Not far in, and I come across tracks still embedded into roads and level crossing signs kept intact as if an approaching train could be imminent. Further down the line, there are signal posts, water tanks and control terminals, punctuated by overgrown halt platforms that still stand watch over people enjoying the trail in its current form. It’s an atmospheric and enticing landscape as the route followers the Camel River from its inception, towards the estuary, and eventually into the sea at Padstow. The faces of tourists in the first half of the 20th century cross my mind, many of whom would have taken this train to see the sea for the first time in their lives. It seems only right that it’s still being used by the millions of visitors to Cornwall today.
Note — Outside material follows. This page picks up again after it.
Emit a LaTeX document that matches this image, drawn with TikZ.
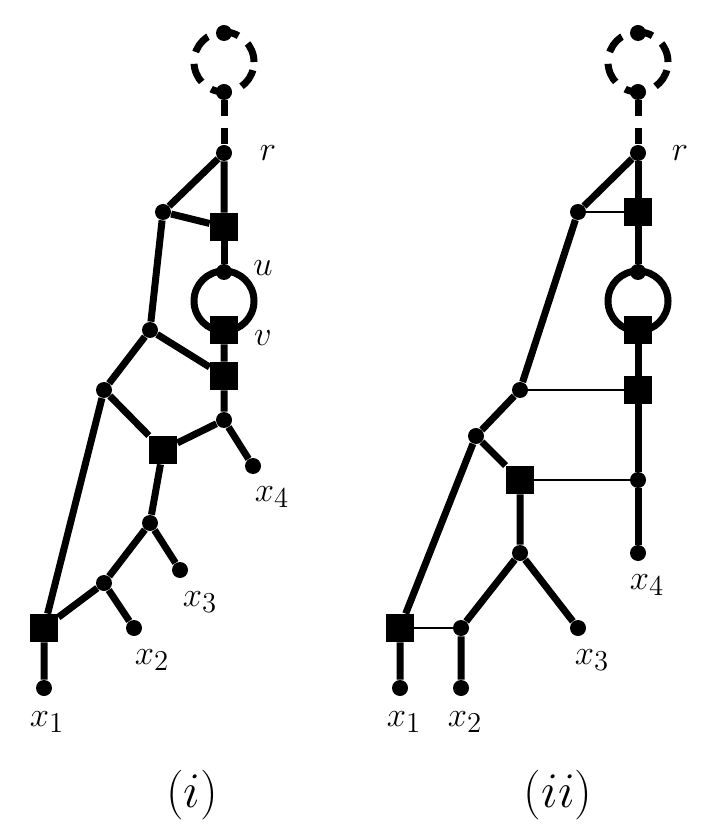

There is undoubtedly something left of old Cornwall in the journeys I have taken to track down the lost stations of Cornwall. Diminishing industry, and diminishing rural population, meant that much of the promised success of Cornwall’s branch lines failed to materialised. The sense of freedom and adventure around linking isolated areas to the mainline, and the rest of the UK, was gone, and focus was instead transferred to the building of the road network.
Of course, trains today are faster and more efficient, but because of this our experience of the landscape around us has changed. Many rural places, and all the places I have visited to write is article, are unreachable by train. We only have to look at the popularity of tourist lines like the Bodmin and Wenford Steam Railway to see how these areas benefit from increased connectivity, and still hold a draw for people today. Remote railway locations are still incredibly important - we know there are too many cars on the road and some areas where they simply can’t go. In many ways, our need for rail travel to access these areas is arguably as important now as it was then - no matter how slow.